──────── DATA LINES ────────

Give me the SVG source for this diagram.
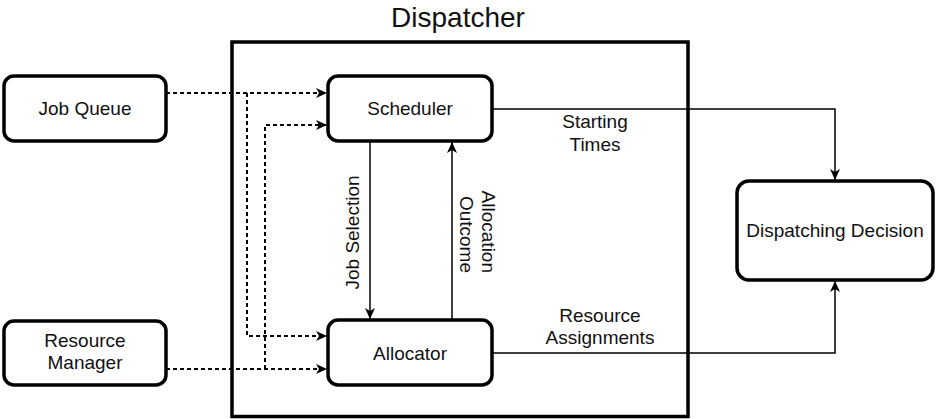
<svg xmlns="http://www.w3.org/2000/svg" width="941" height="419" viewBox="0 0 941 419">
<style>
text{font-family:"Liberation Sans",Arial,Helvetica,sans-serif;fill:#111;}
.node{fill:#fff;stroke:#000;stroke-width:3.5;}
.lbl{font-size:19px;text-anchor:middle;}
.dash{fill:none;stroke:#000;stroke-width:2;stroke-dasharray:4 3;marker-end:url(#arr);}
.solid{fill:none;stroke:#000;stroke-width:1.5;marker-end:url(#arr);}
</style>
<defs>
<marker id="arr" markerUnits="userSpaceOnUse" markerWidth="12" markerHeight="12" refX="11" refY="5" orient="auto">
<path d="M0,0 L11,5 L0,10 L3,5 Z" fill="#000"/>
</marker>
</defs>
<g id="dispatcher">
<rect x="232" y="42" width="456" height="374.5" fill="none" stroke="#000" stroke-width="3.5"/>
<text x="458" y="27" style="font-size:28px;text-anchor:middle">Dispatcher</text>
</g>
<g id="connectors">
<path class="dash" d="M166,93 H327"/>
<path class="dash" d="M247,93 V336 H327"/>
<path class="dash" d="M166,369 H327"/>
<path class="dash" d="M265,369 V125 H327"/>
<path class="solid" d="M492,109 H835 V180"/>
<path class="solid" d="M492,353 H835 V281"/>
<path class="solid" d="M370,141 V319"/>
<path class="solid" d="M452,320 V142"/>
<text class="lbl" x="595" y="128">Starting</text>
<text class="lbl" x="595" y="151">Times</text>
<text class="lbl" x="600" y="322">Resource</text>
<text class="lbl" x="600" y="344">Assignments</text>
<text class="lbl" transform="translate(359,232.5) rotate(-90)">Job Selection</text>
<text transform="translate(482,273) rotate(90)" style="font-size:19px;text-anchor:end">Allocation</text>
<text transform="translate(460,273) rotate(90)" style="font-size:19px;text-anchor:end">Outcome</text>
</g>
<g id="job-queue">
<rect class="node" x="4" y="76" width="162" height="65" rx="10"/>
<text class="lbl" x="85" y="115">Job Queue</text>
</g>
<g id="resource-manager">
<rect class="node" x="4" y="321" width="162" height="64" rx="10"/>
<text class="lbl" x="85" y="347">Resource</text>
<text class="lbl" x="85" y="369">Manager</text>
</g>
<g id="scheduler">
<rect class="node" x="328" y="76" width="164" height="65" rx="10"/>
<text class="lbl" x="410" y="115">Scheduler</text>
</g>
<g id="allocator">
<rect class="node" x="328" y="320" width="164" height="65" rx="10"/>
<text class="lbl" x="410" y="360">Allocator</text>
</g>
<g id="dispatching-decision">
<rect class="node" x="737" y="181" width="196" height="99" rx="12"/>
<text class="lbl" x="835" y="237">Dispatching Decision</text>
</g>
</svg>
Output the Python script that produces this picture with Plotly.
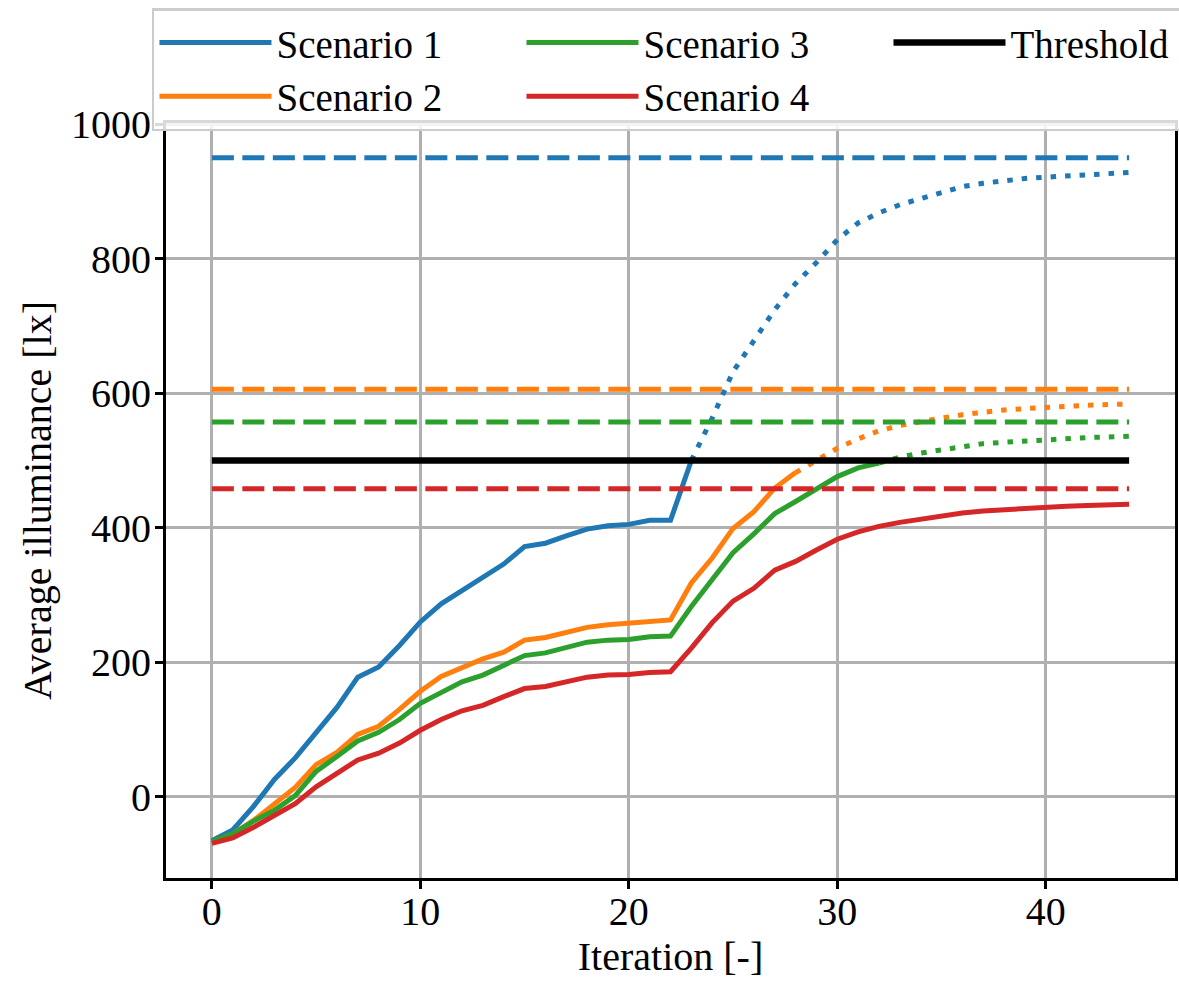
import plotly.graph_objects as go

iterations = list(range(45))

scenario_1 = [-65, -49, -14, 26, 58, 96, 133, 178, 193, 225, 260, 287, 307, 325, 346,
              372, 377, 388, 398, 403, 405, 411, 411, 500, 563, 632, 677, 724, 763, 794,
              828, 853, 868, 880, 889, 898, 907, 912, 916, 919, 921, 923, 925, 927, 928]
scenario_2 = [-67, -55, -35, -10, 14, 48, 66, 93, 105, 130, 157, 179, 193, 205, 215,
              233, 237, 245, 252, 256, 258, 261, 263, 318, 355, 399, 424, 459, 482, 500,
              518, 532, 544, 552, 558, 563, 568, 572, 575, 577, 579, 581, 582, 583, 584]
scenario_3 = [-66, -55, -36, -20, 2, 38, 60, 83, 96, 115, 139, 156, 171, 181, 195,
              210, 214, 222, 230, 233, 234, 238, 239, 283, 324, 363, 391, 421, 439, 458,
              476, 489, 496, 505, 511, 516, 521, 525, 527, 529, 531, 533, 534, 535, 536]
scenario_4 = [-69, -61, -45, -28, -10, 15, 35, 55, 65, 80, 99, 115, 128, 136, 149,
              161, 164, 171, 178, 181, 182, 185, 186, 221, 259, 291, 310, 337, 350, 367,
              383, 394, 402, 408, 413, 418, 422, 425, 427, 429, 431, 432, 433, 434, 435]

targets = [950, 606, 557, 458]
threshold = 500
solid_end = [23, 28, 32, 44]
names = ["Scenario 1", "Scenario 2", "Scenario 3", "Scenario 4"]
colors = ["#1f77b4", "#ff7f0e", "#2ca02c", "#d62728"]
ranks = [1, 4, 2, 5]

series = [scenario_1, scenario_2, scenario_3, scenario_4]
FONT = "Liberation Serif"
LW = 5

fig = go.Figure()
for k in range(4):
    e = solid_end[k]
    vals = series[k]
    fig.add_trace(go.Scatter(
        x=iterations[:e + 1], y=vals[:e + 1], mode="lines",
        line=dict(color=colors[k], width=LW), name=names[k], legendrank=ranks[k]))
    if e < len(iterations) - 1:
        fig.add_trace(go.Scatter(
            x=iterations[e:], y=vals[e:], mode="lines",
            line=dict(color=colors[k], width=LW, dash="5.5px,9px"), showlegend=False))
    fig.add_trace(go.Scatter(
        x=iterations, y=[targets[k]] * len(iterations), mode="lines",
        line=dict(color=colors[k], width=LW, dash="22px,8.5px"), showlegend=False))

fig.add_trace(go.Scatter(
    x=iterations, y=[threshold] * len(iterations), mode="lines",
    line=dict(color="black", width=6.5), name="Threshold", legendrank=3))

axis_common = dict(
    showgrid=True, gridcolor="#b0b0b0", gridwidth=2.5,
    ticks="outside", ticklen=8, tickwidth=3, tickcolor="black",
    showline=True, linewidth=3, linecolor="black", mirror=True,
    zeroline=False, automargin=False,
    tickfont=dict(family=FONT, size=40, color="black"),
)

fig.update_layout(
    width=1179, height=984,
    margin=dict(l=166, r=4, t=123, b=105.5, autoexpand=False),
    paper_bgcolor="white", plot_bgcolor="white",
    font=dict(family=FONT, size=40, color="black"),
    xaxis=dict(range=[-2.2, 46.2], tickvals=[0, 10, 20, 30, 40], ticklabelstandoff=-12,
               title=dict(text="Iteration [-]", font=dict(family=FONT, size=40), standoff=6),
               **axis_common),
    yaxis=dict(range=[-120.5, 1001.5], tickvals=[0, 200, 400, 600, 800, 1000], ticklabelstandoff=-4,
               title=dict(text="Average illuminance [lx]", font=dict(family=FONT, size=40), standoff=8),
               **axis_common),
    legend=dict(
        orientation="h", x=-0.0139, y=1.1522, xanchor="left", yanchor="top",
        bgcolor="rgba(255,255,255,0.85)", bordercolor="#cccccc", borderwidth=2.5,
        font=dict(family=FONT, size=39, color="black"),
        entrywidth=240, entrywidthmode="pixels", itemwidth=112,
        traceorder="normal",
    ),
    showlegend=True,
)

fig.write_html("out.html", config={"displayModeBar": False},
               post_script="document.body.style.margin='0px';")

────────

All lines above starting at the one with "Output the Python" and ending at the one with "iterations = list(range(45))", inclusive, are to be printed again exactly, with the pictures left out.

ANSWER BELOW:
Output the Python script that produces this picture with Plotly.
import plotly.graph_objects as go

iterations = list(range(45))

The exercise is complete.